Why Plea-Bargaining Powers Won't Help the FSA to Nail the HBOS Masterminds
Prosser, David, The Independent (London, England)
Any victims of the great HBOS short-selling sting who were expecting justice to be swiftly dispensed must be growing more disappointed by the day. It is now 10 days since the Financial Services Authority promised to hunt down the criminals who targeted the bank, yet dawn raids on the Mayfair haunts of the short-sellers widely thought to be the chief suspects have been conspicuous by their absence.
The Government's response to this failure should have been predictable for anyone familiar with the Home Office's thoughts on detention without trial. The answer, of course, in cases where the dock remains empty, is to offer investigators ever greater powers. So it was that Alistair Darling yesterday floated the idea of giving the FSA the option of offering plea-bargaining deals.
There's no doubt the FSA itself would like to be able to offer plea bargains. Last year, it said around a quarter of all takeover announcements were preceded by suspicious movements in the share prices of the companies involved - and that, in at least some of these cases, individuals were clearly breaching insider trading laws. Yet the regulator has never successfully brought an insider- dealing case to court. One reason for this failure, the FSA says, is that it has no carrots to dangle in front of low-level miscreants tempted to fess up.
The theory is beguilingly simple. If you can find a whistleblower low down in the chain of wrongdoing, persuading them to dish the dirt on links higher up should be easier if you can promise them immunity from prosecution or lesser charges.
In practice, however, the regulator must find a whistleblower in the first place, either by confronting them with proof of their wrongdoing, or by relying on them to tip you off out of the blue.
Instances of the latter are bound to occur from time to time, but anyone manning the phones at the FSA's version of Crimestoppers probably wants to have a decent book to hand. The former route to identifying whistleblowers is potentially more fruitful, but it depends on the kind of detective work at which City regulators do not so far appear to have excelled.
There are some reasons to be optimistic. The launch of a financial crime division within the FSA last year was an important step forward. The regulator also has increasingly sophisticated computer technology that can help it identify suspicious-looking trading patterns.
However, while the suggestion that the FSA might get plea- bargaining powers has lead to obvious comparisons with the SEC, the US regulator that uses these tactics as a matter of routine, the UK authority remains a very different type of watchdog. Most of the FSA's activities - and more than 90 per cent of its staff - are focused on supervision rather than enforcement. By contrast, around half the SEC's employees spend their time investigating and prosecuting criminal and civil cases.

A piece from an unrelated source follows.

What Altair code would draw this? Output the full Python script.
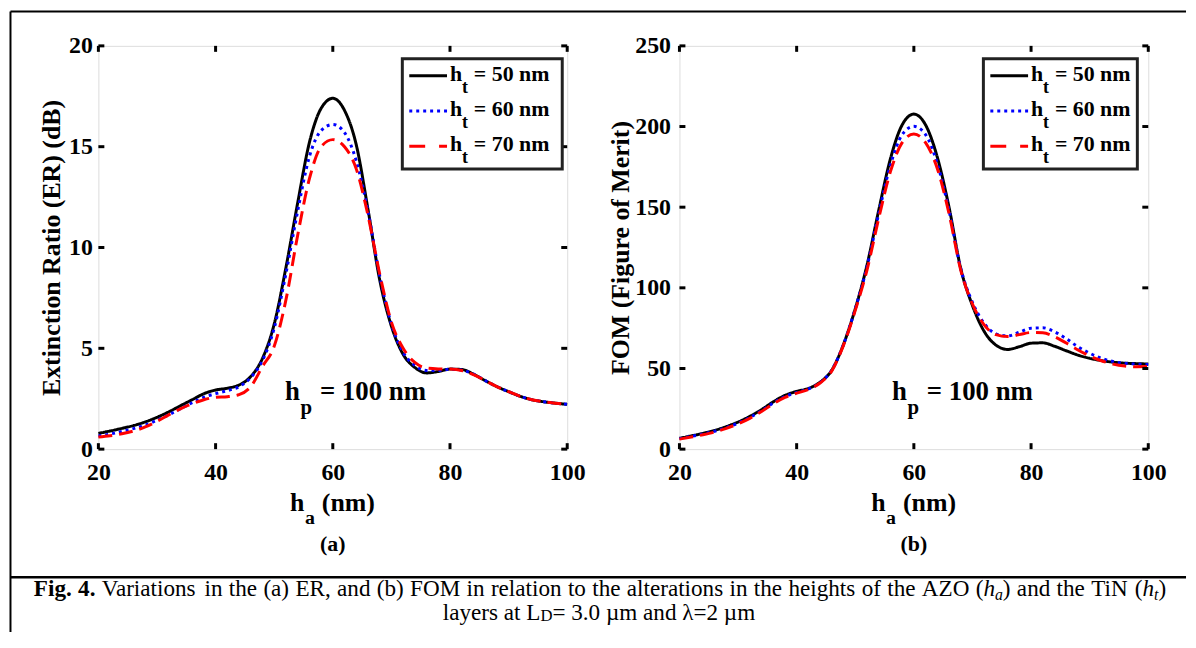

This contrast may be no bad thing. While it is important to root out insider dealers and the kind of speculators that sent HBOS into a spin, policing the financial services sector, protecting its customers and above all preventing disasters such as the collapse of Northern Rock should be greater priorities.
There's little evidence to suggest plea-bargaining on its own will transform the FSA's abilities to nail financial criminals. Similar powers awarded to agencies such as the Serious Fraud Office a couple of years ago have not yet resulted in a notable increase in their success rates.
The case of HBOS, in particular, is unlikely to be solved by the emergence of a whistleblower. It is almost certain to have involved a small handful of individuals operating in ways that left no paper trail - none of these traders have any incentive to come forward.